Sleeper Agent: The Atomic Spy in America Who Got Away

Image of Sleeper Agent: The Atomic Spy in America Who Got Away
Author(s): 
Release Date: 
July 20, 2021
Publisher/Imprint: 
Simon & Schuster
Pages: 
272
Reviewed by: 

“A good adventure story, well told . . . worthy of John Le Carre.”

Ann Hagedorn covers a lot of complicated ground in this story of how the Soviet Union relied on patience and luck to infiltrate the Manhattan Project at a deep level. Their spy, George Koval, had the perfect cover for the job. Born in the US, he spoke fluent American English and fit in seamlessly with the culture. He didn’t even need to apply for a job at the Oak Ridge plant but was assigned there due to his high scores on military tests and his degree in chemical engineering. The posting came to him, rather than the other way around. He looked like the best candidate because he was—aside from the small fact that he was a Soviet spy.

The subtext that runs throughout Koval’s story is ugly anti-Semitism, first of all, in Russia, which his parents fled, escaping murderous pogroms. Settling in Sioux City, Iowa, they thought they’d found a quiet slice of the American dream, feeling comfortable enough to start a family. Things turned ugly a few years after Koval’s birth in 1917, when the Russian revolution set off a wave of anti-Semitic hysteria in the United States. Jews were “America’s new enemies” as Russian Jews were labeled Bolsheviks. Jewish immigration to the country was halted in reaction to this fear, and the Klu Klux Klan enjoyed a soaring rise in membership as they warned “residents of Des Moines and Sioux City to beware of the Jewish conspiracy trying to control America.” This strain of anti-Semitism returned in the 1950s when communists were hunted down by HUAC, the House Un-American Activities Committee, where the suspects were overwhelmingly Jewish.

By the 1920s, anti-Semitism was widespread and deeply ingrained. Still, Koval’s parents stayed in Iowa, where their son went to the University of Iowa’s College of Engineering. Both in high school and college, Koval joined communist organizations, drawn to a vision of social equity. His family saw the young Soviet Union as the only country in the world “dedicated to ending poverty and oppression.” So when the USSR reached out to Russian Jews in the US, urging them to return to their homeland, it wasn’t a hard decision to make. The new Russia had made anti-Semitism illegal and now welcomed Jews to the Jewish Autonomous Region. America, in contrast, had shut the doors on Jews everywhere. Job notices explicitly warned that “Only Christians Need Apply.”

So the entire family went back to the Soviet Union. There, Koval’s dedication to communism was hardened as he was recruited  to work in intelligence, his profile as the perfect spy already clear to the GRU.

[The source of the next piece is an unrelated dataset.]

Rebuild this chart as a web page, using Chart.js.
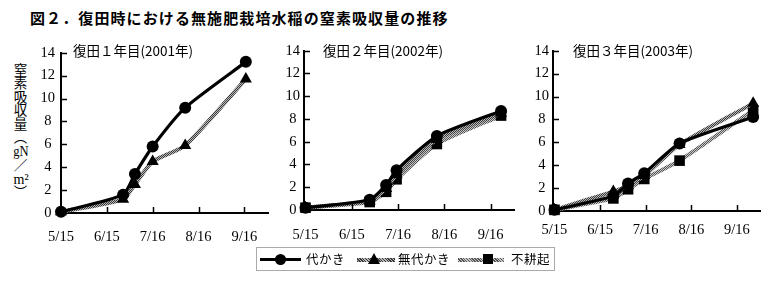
<!DOCTYPE html>
<html><head><meta charset="utf-8">
<script src="https://cdn.jsdelivr.net/npm/chart.js@4/dist/chart.umd.min.js"></script>
<style>
html,body{margin:0;padding:0;background:#fff;}
body{width:783px;height:284px;position:relative;overflow:hidden;font-family:"Noto Sans CJK JP",sans-serif;color:#000;}
#title{position:absolute;left:30px;top:7px;font-size:15px;font-weight:700;letter-spacing:1.1px;white-space:nowrap;}
.ptitle{position:absolute;top:40px;font-size:13.5px;white-space:nowrap;}
.ptitle .n{font-family:"Liberation Serif",serif;font-size:14.5px;}
#ylabel{position:absolute;left:13px;top:63px;writing-mode:vertical-rl;font-size:13.5px;line-height:1;white-space:nowrap;}
.tcy{text-combine-upright:all;font-family:"Liberation Serif",serif;font-size:14px;}
canvas{position:absolute;}
#legend{position:absolute;left:256px;top:247px;width:299px;height:24px;border:1px solid #aaa;box-sizing:border-box;}
#legend .ln{position:absolute;height:4px;top:10px;}
#legend .txt{position:absolute;top:3px;font-size:12.5px;line-height:16px;letter-spacing:0.5px;white-space:nowrap;}
#legend .mk{position:absolute;}
</style>
</head><body>
<div id="title">図２．復田時における無施肥栽培水稲の窒素吸収量の推移</div>
<div id="ylabel">窒素吸収量（<span class="tcy">gN</span>／<span class="tcy">m²</span>）</div>
<canvas id="c1" width="257" height="212" style="left:18px;top:38px"></canvas>
<canvas id="c2" width="260" height="212" style="left:262px;top:38px"></canvas>
<canvas id="c3" width="257" height="212" style="left:511px;top:38px"></canvas>
<div class="ptitle" id="t1" style="left:73px"></div>
<div class="ptitle" id="t2" style="left:323px"></div>
<div class="ptitle" id="t3" style="left:573px"></div>
<div id="legend">
  <div class="ln" style="left:3px;width:41px;background:#000;height:3px;top:10px"></div>
  <div class="mk" style="left:18px;top:6px;width:11px;height:11px;border-radius:50%;background:#000"></div>
  <div class="txt" id="lg0" style="left:49px"></div>
  <div class="ln" id="ln1" style="left:100px;width:38px"></div>
  <div class="mk" style="left:111px;top:5px;width:0;height:0;border-left:6px solid transparent;border-right:6px solid transparent;border-bottom:11px solid #000"></div>
  <div class="txt" id="lg1" style="left:141px"></div>
  <div class="ln" id="ln2" style="left:201px;width:46px"></div>
  <div class="mk" style="left:226px;top:6px;width:10px;height:10px;background:#000"></div>
  <div class="txt" id="lg2" style="left:254px"></div>
</div>
<script>
// ---- data ----
const tickDays = [0, 31, 62, 93, 124];            // days after 5/15
const tickLabels = ['5/15', '6/15', '7/16', '8/16', '9/16'];
const seriesNames = ['代かき', '無代かき', '不耕起'];
const panelTitles = ['復田１年目(2001年)', '復田２年目(2002年)', '復田３年目(2003年)'];
const yTicks = [0, 2, 4, 6, 8, 10, 12, 14];

const days2001 = [0, 42, 50, 62, 84, 125];
const shiro2001 = [0.1, 1.6, 3.4, 5.8, 9.2, 13.2];
const mushiro2001 = [0.1, 1.2, 2.5, 4.5, 5.9, 11.7];
const fukou2001 = [];   // no 不耕起 plot in year 1

const days2002 = [0, 43, 54, 61, 88, 131];
const shiro2002 = [0.2, 0.9, 2.2, 3.5, 6.5, 8.7];
const mushiro2002 = [0.2, 0.8, 1.9, 3.1, 6.2, 8.5];
const fukou2002 = [0.2, 0.7, 1.6, 2.7, 5.8, 8.3];

const days2003 = [0, 40, 50, 61, 85, 135];
const shiro2003 = [0.1, 1.3, 2.4, 3.3, 5.9, 8.2];
const mushiro2003 = [0.1, 1.7, 2.2, 3.1, 5.8, 9.4];
const fukou2003 = [0.1, 1.1, 1.9, 2.8, 4.4, 8.8];

// ---- helpers ----
function hatch(dark, light) {
  const c = document.createElement('canvas'); c.width = 4; c.height = 4;
  const g = c.getContext('2d');
  g.fillStyle = light; g.fillRect(0, 0, 4, 4);
  g.fillStyle = dark;
  for (let i = 0; i < 4; i++) { g.fillRect(i, i, 1, 1); g.fillRect((i + 2) % 4, i, 1, 1); }
  return g.createPattern(c, 'repeat');
}
const grayA = hatch('#3a3a3a', '#b8b8b8');
const grayB = hatch('#555555', '#c8c8c8');
document.getElementById('ln1').style.background = 'repeating-linear-gradient(45deg,#3a3a3a 0 1px,#b8b8b8 1px 2px)';
document.getElementById('ln2').style.background = 'repeating-linear-gradient(45deg,#555 0 1px,#c8c8c8 1px 2px)';
['lg0','lg1','lg2'].forEach((id, i) => document.getElementById(id).textContent = seriesNames[i]);
['t1','t2','t3'].forEach((id, i) => document.getElementById(id).textContent = panelTitles[i]);

const innerTicks = {
  id: 'innerTicks',
  afterDraw(chart) {
    const { ctx, chartArea: { left, bottom }, scales: { x, y } } = chart;
    ctx.save(); ctx.strokeStyle = '#000'; ctx.lineWidth = 1.5;
    y.ticks.forEach(t => {
      if (t.value === 0) return;
      const py = Math.round(y.getPixelForValue(t.value)) + 0.5;
      ctx.beginPath(); ctx.moveTo(left, py); ctx.lineTo(left + 6, py); ctx.stroke();
    });
    x.ticks.forEach(t => {
      if (t.value === 0) return;
      const px = Math.round(x.getPixelForValue(t.value)) + 0.5;
      ctx.beginPath(); ctx.moveTo(px, bottom); ctx.lineTo(px, bottom - 6); ctx.stroke();
    });
    ctx.restore();
  }
};

const tickFont = { family: '"Liberation Serif", serif', size: 14.5 };
Chart.defaults.color = '#000';

function pts(d, v) { return v.map((y, i) => ({ x: d[i], y })); }

function makeChart(id, days, s1, s2, s3, geom) {
  new Chart(document.getElementById(id), {
    type: 'line',
    data: {
      datasets: [
        { label: seriesNames[0], data: pts(days, s1), borderColor: '#000', backgroundColor: '#000',
          borderWidth: 3.2, pointStyle: 'circle', pointRadius: 6, pointBorderWidth: 0 },
        { label: seriesNames[1], data: pts(days, s2), borderColor: grayA, backgroundColor: '#000',
          borderWidth: 4, pointStyle: 'triangle', pointRadius: 7, pointBorderWidth: 0 },
        { label: seriesNames[2], data: pts(days, s3), borderColor: grayB, backgroundColor: '#000',
          borderWidth: 4, pointStyle: 'rect', pointRadius: 7.5, pointBorderWidth: 0 }
      ]
    },
    options: {
      responsive: false, animation: false, devicePixelRatio: 1,
      layout: { padding: { top: geom.top, right: 5, left: 0, bottom: 0 } },
      plugins: { legend: { display: false }, tooltip: { enabled: false } },
      elements: { line: { tension: 0.2 } },
      datasets: { line: { clip: false } },
      scales: {
        x: {
          type: 'linear', min: geom.xmin, max: 140,
          afterFit: s => { s.height = geom.xh; },
          afterBuildTicks: s => { s.ticks = tickDays.map(v => ({ value: v })); },
          ticks: { autoSkip: false, maxRotation: 0, padding: geom.xpad, font: tickFont,
                   callback: v => tickLabels[tickDays.indexOf(v)] },
          grid: { display: false, drawTicks: false },
          border: { display: true, color: '#000', width: 2 }
        },
        y: {
          min: 0, max: 14,
          afterFit: s => { s.width = geom.yw; },
          afterBuildTicks: s => { s.ticks = yTicks.map(v => ({ value: v })); },
          ticks: { padding: geom.ypad, crossAlign: 'center', font: tickFont },
          grid: { display: false, drawTicks: false },
          border: { display: true, color: '#000', width: 2 }
        }
      }
    },
    plugins: [innerTicks]
  });
}

makeChart('c1', days2001, shiro2001, mushiro2001, fukou2001, { top: 8, yw: 43, xh: 37, xpad: 15, ypad: 6, xmin: 0 });
makeChart('c2', days2002, shiro2002, mushiro2002, fukou2002, { top: 8, yw: 42, xh: 40, xpad: 16, ypad: 4, xmin: -1 });
makeChart('c3', days2003, shiro2003, mushiro2003, fukou2003, { top: 7, yw: 42, xh: 39, xpad: 10, ypad: 4, xmin: -1 });
</script>
</body></html>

All of this is vividly described with fascinating twists and turns. Hagedorn has clearly devoured a mountain of research, so it’s disappointing when, writing about the discovery of nuclear fission, the author credits “two German physicists in Berlin in late 1938.” In fact, although the experiments were run by the German scientists, the revolutionary interpretation that the atom was being split was made by an Austrian Jewish woman who had fled to Sweden. Lise Meitner should have been correctly credited, especially given that one of Hagedorn’s most important sources was a scientist colleague of Koval’s, Arnold Kramish. Kramish wrote a book about another atomic spy, this one for the Allies, who used Meitner to get information about what her colleagues were doing in Germany since they stayed in touch through letters. This lapse makes the reader question the accuracy of other assertions throughout the book. It’s a good adventure story, well told, but how reliable is the research that underpins it when such an error is included?

What is certain is that Koval successfully passed on information that shortened the time the Soviets needed to make their own atomic bomb. Equally clear is how anti-Semitism ran through both the United States and its rival, and how that hatred affected scientists on both sides. The story of how Koval’s involvement was ultimately revealed is compelling, but the even more gripping narrative is how and why he became a spy in the first place. Hagedorn navigates her way through the many layers of deceptions, telling a story worthy of John Le Carre.